Instagram Removes Supporting Posts for Iran's Assassinated Nuclear Chief

Published November 29th, 2020 - 10:30 GMT
Instagram Removes Supporting Posts for Iran's Assassinated Nuclear Chief
This is not the first time Instagram removed posts supporting an assassinated Iranian official, having done something similar following the assassination of IRGC Quds Force head Qassem Soleimani. (Shutterstock)
Iranians were reportedly outraged over social media platform Instagram removing posts that voiced support for Iran's chief nuclear scientist Mohsen Fakhrizadeh following his assassination on Friday, Iran's semi-official news agency Fars News reported Saturday.

According to the report, the popular social network had either deleted the accounts of Iranians supporting the killed scientist, or had simply deleted the content.
 

The Jerusalem Post has sent press queries to Instagram's parent company Facebook for confirmation.

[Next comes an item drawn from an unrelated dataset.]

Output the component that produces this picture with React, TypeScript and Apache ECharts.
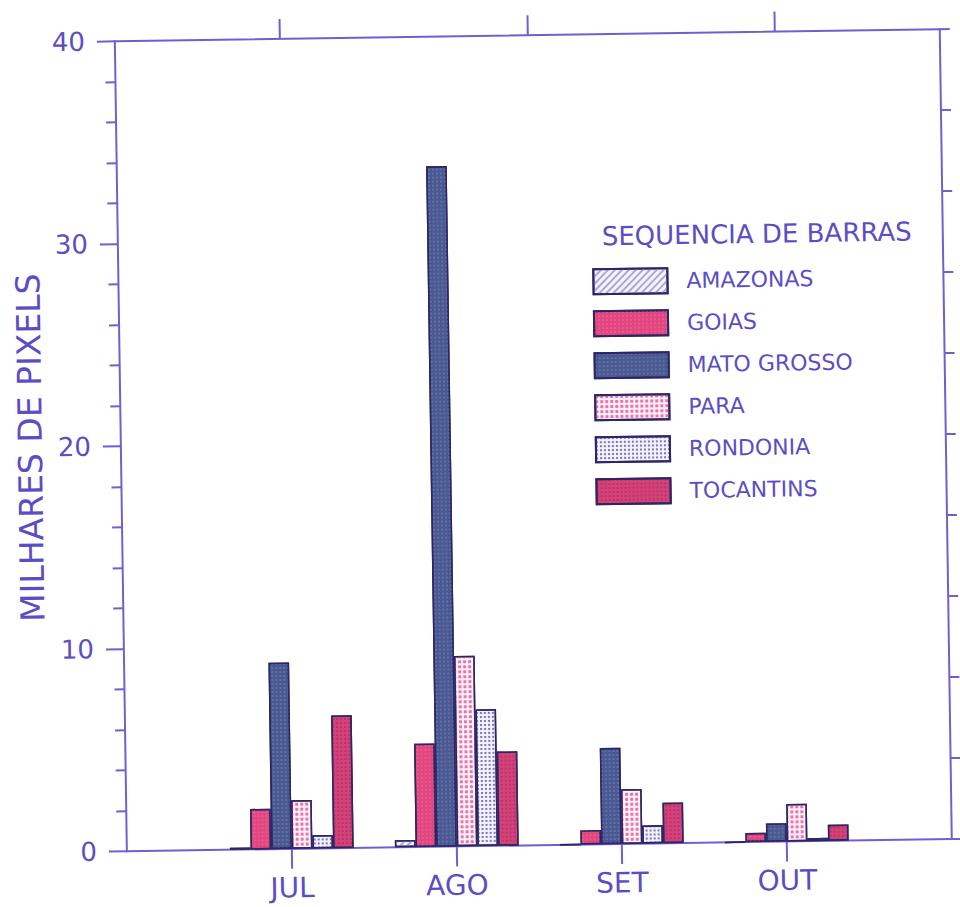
import React, { useEffect, useRef } from 'react';
import * as echarts from 'echarts';

// ---- data ----
const months = ['', 'JUL', 'AGO', 'SET', 'OUT', ''];
const topTickSlots = ['', '', '', '', '', '', '', '', '', '', ''];
const seriesNames = ['AMAZONAS', 'GOIAS', 'MATO GROSSO', 'PARA', 'RONDONIA', 'TOCANTINS'];
const amazonas = [0.1, 0.35, 0, 0];
const goias = [2.0, 5.1, 0.7, 0.45];
const matoGrosso = [9.2, 33.6, 4.75, 0.9];
const para = [2.4, 9.4, 2.7, 1.85];
const rondonia = [0.65, 6.75, 0.9, 0.15];
const tocantins = [6.55, 4.65, 2.0, 0.8];
const yTicks = [0, 10, 20, 30, 40];

const INK = '#5b4ec4';
const LINE = '#6f60d0';
const BORDER = '#2c2764';
const FONT = '"DejaVu Sans", "Liberation Sans", Arial, sans-serif';

const styles: any[] = [
  { color: '#f5f3fb', decal: { symbol: 'rect', symbolSize: 1, dashArrayX: [1, 0], dashArrayY: [1.5, 2.5], rotation: -Math.PI / 4, color: '#aea6d6' } },
  { color: '#e2467f', decal: { symbol: 'rect', symbolSize: 1, dashArrayX: [2, 2], dashArrayY: [2, 2], color: '#ea5a90' } },
  { color: '#4a5890', decal: { symbol: 'rect', symbolSize: 1, dashArrayX: [2, 2], dashArrayY: [2, 2], color: '#5f70aa' } },
  { color: '#fdf2f8', decal: { symbol: 'rect', symbolSize: 1, dashArrayX: [3, 2], dashArrayY: [3, 2], color: '#eb74ad' } },
  { color: '#f3f2fb', decal: { symbol: 'rect', symbolSize: 1, dashArrayX: [2, 2], dashArrayY: [2, 2], color: '#7b76c2' } },
  { color: '#d3437a', decal: { symbol: 'rect', symbolSize: 1, dashArrayX: [2, 2], dashArrayY: [2, 2], color: '#bb3168' } },
];

const values = [amazonas, goias, matoGrosso, para, rondonia, tocantins];

export default function App() {
  const ref = useRef<HTMLDivElement>(null);
  useEffect(() => {
    if (!ref.current) return;
    const chart = echarts.init(ref.current, undefined, { renderer: 'svg' });
    const series = seriesNames.map((name, i) => ({
      name,
      type: 'bar',
      xAxisIndex: 0,
      yAxisIndex: 0,
      barGap: '0%',
      barCategoryGap: '25%',
      data: [null, ...values[i], null],
      itemStyle: {
        color: styles[i].color,
        decal: styles[i].decal,
        borderColor: BORDER,
        borderWidth: 1.5,
      },
    }));
    chart.setOption({
      animation: false,
      backgroundColor: '#ffffff',
      aria: { enabled: false },
      title: {
        text: 'SEQUENCIA DE BARRAS',
        left: 600,
        top: 220,
        textStyle: { color: INK, fontSize: 26, fontWeight: 'normal', fontFamily: FONT },
      },
      legend: {
        orient: 'vertical',
        left: 590,
        top: 265,
        itemWidth: 74,
        itemHeight: 25,
        itemGap: 15,
        icon: 'rect',
        data: seriesNames,
        textStyle: { color: INK, fontSize: 22, fontFamily: FONT, padding: [0, 0, 0, 14] },
      },
      grid: { left: 121, right: 14, top: 36, bottom: 61, containLabel: false },
      xAxis: [
        {
          type: 'category',
          data: months,
          position: 'bottom',
          boundaryGap: false,
          axisLine: { show: true, onZero: false, lineStyle: { color: LINE, width: 2 } },
          axisTick: { show: true, length: 20, interval: (i: number) => i >= 1 && i <= 4, lineStyle: { color: LINE, width: 2 } },
          axisLabel: { interval: 0, color: INK, fontSize: 28, fontFamily: FONT, margin: 25 },
          splitLine: { show: false },
        },
        {
          type: 'category',
          data: topTickSlots,
          position: 'top',
          boundaryGap: false,
          axisLine: { show: true, onZero: false, lineStyle: { color: LINE, width: 2 } },
          axisTick: { show: true, length: 20, interval: (i: number) => i === 2 || i === 5 || i === 8, lineStyle: { color: LINE, width: 2 } },
          axisLabel: { show: false },
          splitLine: { show: false },
        },
      ],
      yAxis: [
        {
          type: 'value',
          min: yTicks[0],
          max: yTicks[yTicks.length - 1],
          interval: 10,
          position: 'left',
          name: 'MILHARES DE PIXELS',
          nameLocation: 'middle',
          nameGap: 70,
          nameTextStyle: { color: INK, fontSize: 33, fontFamily: FONT },
          axisLine: { show: true, onZero: false, lineStyle: { color: LINE, width: 2 } },
          axisTick: { show: true, length: 18, lineStyle: { color: LINE, width: 2 } },
          minorTick: { show: true, splitNumber: 5, length: 10, lineStyle: { color: LINE, width: 2 } },
          axisLabel: { color: INK, fontSize: 26, fontFamily: FONT, margin: 30 },
          splitLine: { show: false },
          minorSplitLine: { show: false },
        },
        {
          type: 'value',
          min: 0,
          max: 40,
          interval: 4,
          position: 'right',
          axisLine: { show: true, onZero: false, lineStyle: { color: LINE, width: 2 } },
          axisTick: { show: true, length: 10, lineStyle: { color: LINE, width: 2 } },
          axisLabel: { show: false },
          splitLine: { show: false },
        },
      ],
      series,
    });
    return () => chart.dispose();
  }, []);
  return (
    <div
      ref={ref}
      style={{
        position: 'absolute',
        left: 0,
        top: 0,
        width: 960,
        height: 907,
        background: '#ffffff',
        transform: 'rotate(-0.85deg)',
      }}
    />
  );
}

This is not the first time Instagram removed posts supporting an assassinated Iranian official. In January, Facebook announced it would remove posts from Instagram supporting assassinated Islamic Revolutionary Guard Corps (IRGC) Quds Force commander Qassem Soleimani in order to comply with US sanctions, a Facebook spokesperson confirmed to CNN at the time.

At the time, Iran had called for legal action against Instagram, which is one of the few Western social media outlets not fully banned in the Islamic Republic, according to CNN.

Fakhrizadeh was a senior IRGC officer who headed Iran's nuclear program, and also served as a physics professor at Tehran's Imam Hussein University. Due to his role in having overseen Iran's nuclear weapons program, he was known to Israeli and US officials as the Iranian version of Robert Oppenheimer. On Friday, however, Fakhrizadeh was shot and killed in Damavand, east of Tehran. Pictures from the scene showed two vehicles, one damaged in an explosion and another riddled with bullets in what appeared like a professional hit.

The attack was widely condemned internationally, as well as by Iranian officials, who swore revenge against the US and Israel, who they blamed for the assassination.